On Testing Whether an Embedded Bayesian Network Represents a Probability Model

TL;DR

This paper investigates the complexity of testing whether embedded Bayesian networks with hidden variables accurately represent probability models, revealing exponential difficulty in general but polynomial solutions for tree-structured networks.

Contribution

It demonstrates the computational complexity of model validation and provides an efficient algorithm for tree-structured Bayesian networks with hidden variables.

Findings

Testing general models requires exponential independence evaluations.

Polynomial-time testing is possible for networks with a tree skeleton.

An algorithm is provided to construct or recognize such tree-structured models.

Abstract

Testing the validity of probabilistic models containing unmeasured (hidden) variables is shown to be a hard task.

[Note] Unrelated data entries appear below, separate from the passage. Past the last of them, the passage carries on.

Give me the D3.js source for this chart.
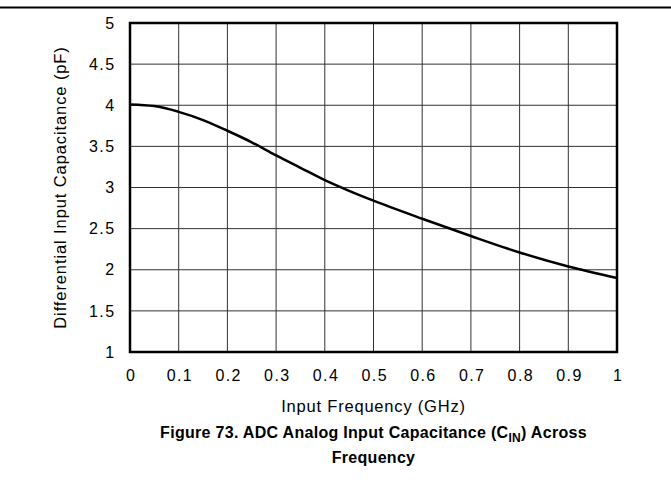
<!DOCTYPE html>
<html>
<head>
<meta charset="utf-8">
<script src="https://cdn.jsdelivr.net/npm/d3@7"></script>
<style>
  body { margin: 0; background: #fff; }
  text { font-family: "Liberation Sans", Arial, Helvetica, sans-serif; fill: #000; }
</style>
</head>
<body>
<div id="container"></div>
<script>
// Data.
const freqGHz = [0, 0.05, 0.1, 0.15, 0.2, 0.25, 0.3, 0.35, 0.4, 0.45, 0.5, 0.6, 0.7, 0.8, 0.9, 1.0];
const capPF   = [4.01, 3.99, 3.92, 3.82, 3.69, 3.55, 3.39, 3.24, 3.09, 2.96, 2.84, 2.62, 2.41, 2.21, 2.04, 1.9];
const xTicks = [0, 0.1, 0.2, 0.3, 0.4, 0.5, 0.6, 0.7, 0.8, 0.9, 1];
const yTicks = [1, 1.5, 2, 2.5, 3, 3.5, 4, 4.5, 5];

const W = 671, H = 491;
const margin = { top: 23, right: 54, bottom: 139, left: 130 },
  width = W - margin.left - margin.right,
  height = H - margin.top - margin.bottom;

const svg = d3.select('#container')
  .append('svg')
  .attr('width', W)
  .attr('height', H);

// Rule at top of the page.
svg.append('line')
  .attr('x1', 0).attr('x2', W)
  .attr('y1', 7.5).attr('y2', 7.5)
  .attr('stroke', '#000')
  .attr('stroke-width', 2);

const g = svg.append('g')
  .attr('transform', `translate(${margin.left} ${margin.top})`);

const x = d3.scaleLinear().domain([0, 1]).range([0, width]);
const y = d3.scaleLinear().domain([1, 5]).range([height, 0]);

// Grid.
g.append('g')
  .selectAll('line')
  .data(xTicks)
  .join('line')
  .attr('x1', d => x(d)).attr('x2', d => x(d))
  .attr('y1', 0).attr('y2', height)
  .attr('stroke', '#333')
  .attr('stroke-width', 1);

g.append('g')
  .selectAll('line')
  .data(yTicks)
  .join('line')
  .attr('x1', 0).attr('x2', width)
  .attr('y1', d => y(d)).attr('y2', d => y(d))
  .attr('stroke', '#333')
  .attr('stroke-width', 1);

// Axes (labels only).
const xAxis = g.append('g')
  .attr('transform', `translate(0 ${height})`)
  .call(d3.axisBottom(x).tickValues(xTicks).tickSize(0).tickPadding(18).tickFormat(d3.format('')));
const yAxis = g.append('g')
  .call(d3.axisLeft(y).tickValues(yTicks).tickSize(0).tickPadding(14.5).tickFormat(d3.format('')));
[xAxis, yAxis].forEach(a => {
  a.select('.domain').remove();
  a.selectAll('text')
    .attr('font-size', 16)
    .attr('letter-spacing', 1.4)
    .attr('font-family', '"Liberation Sans", Arial, sans-serif')
    .attr('fill', '#000');
});
xAxis.selectAll('text').attr('dx', 0.7);

// Frame.
g.append('rect')
  .attr('width', width)
  .attr('height', height)
  .attr('fill', 'none')
  .attr('stroke', '#000')
  .attr('stroke-width', 2.5);

// Curve.
const line = d3.line()
  .x((d, i) => x(freqGHz[i]))
  .y(d => y(d))
  .curve(d3.curveMonotoneX);

g.append('path')
  .datum(capPF)
  .attr('d', line)
  .attr('fill', 'none')
  .attr('stroke', '#000')
  .attr('stroke-width', 2.5);

// Axis titles.
g.append('text')
  .attr('x', width / 2)
  .attr('y', height + 60)
  .attr('text-anchor', 'middle')
  .attr('font-size', 16.5)
  .attr('letter-spacing', 0.8)
  .text('Input Frequency (GHz)');

g.append('text')
  .attr('transform', `translate(${-64} ${height / 2}) rotate(-90)`)
  .attr('text-anchor', 'middle')
  .attr('font-size', 16.5)
  .attr('letter-spacing', 0.9)
  .text('Differential Input Capacitance (pF)');

// Figure caption.
const cap = svg.append('text')
  .attr('x', margin.left + width / 2)
  .attr('y', 438)
  .attr('text-anchor', 'middle')
  .attr('font-size', 16)
  .attr('letter-spacing', 0.3)
  .attr('font-weight', 'bold');
cap.append('tspan').text('Figure 73. ADC Analog Input Capacitance (C');
cap.append('tspan').attr('font-size', 12).attr('dy', 4).text('IN');
cap.append('tspan').attr('dy', -4).text(') Across');

svg.append('text')
  .attr('x', margin.left + width / 2)
  .attr('y', 463)
  .attr('text-anchor', 'middle')
  .attr('font-size', 16)
  .attr('letter-spacing', 0.3)
  .attr('font-weight', 'bold')
  .text('Frequency');
</script>
</body>
</html>
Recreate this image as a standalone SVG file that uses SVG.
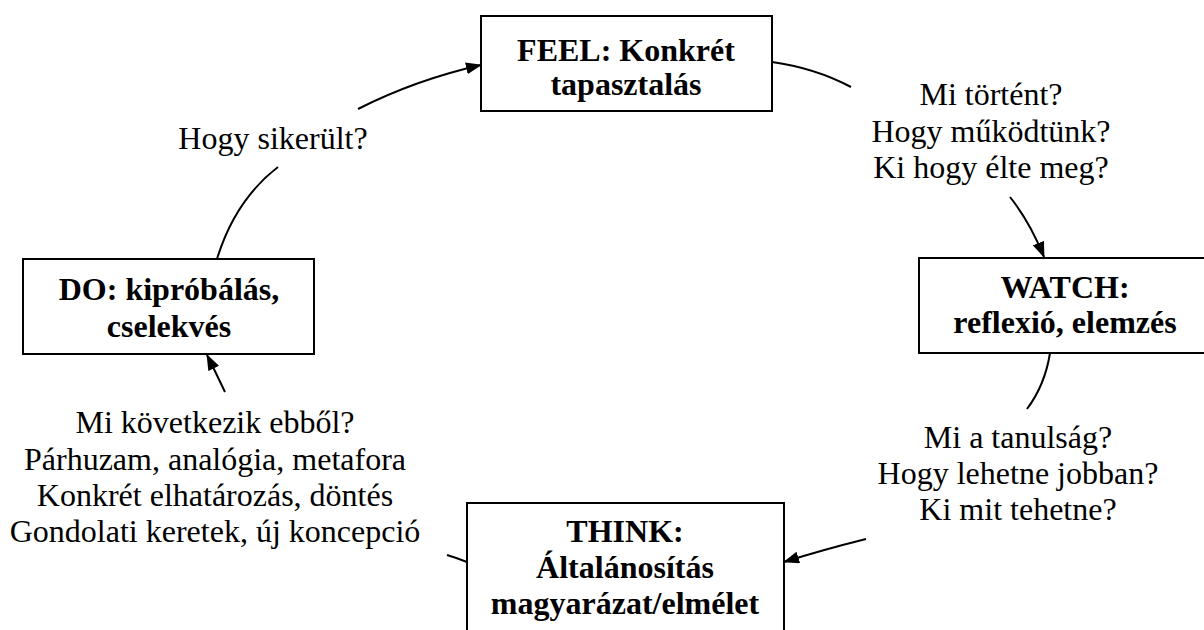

We show that the task of testing whether models are structurally incompatible with the data at hand, requires an exponential number of independence evaluations, each of the form: "X is conditionally independent of Y, given Z." In contrast, a linear number of such evaluations is required to test a standard Bayesian network (one per vertex). On the positive side, we show that if a network with hidden variables G has a tree skeleton, checking whether G represents a given probability model P requires the polynomial number of such independence evaluations. Moreover, we provide an algorithm that efficiently constructs a tree-structured Bayesian network (with hidden variables) that represents P if such a network exists, and further recognizes when such a network does not exist.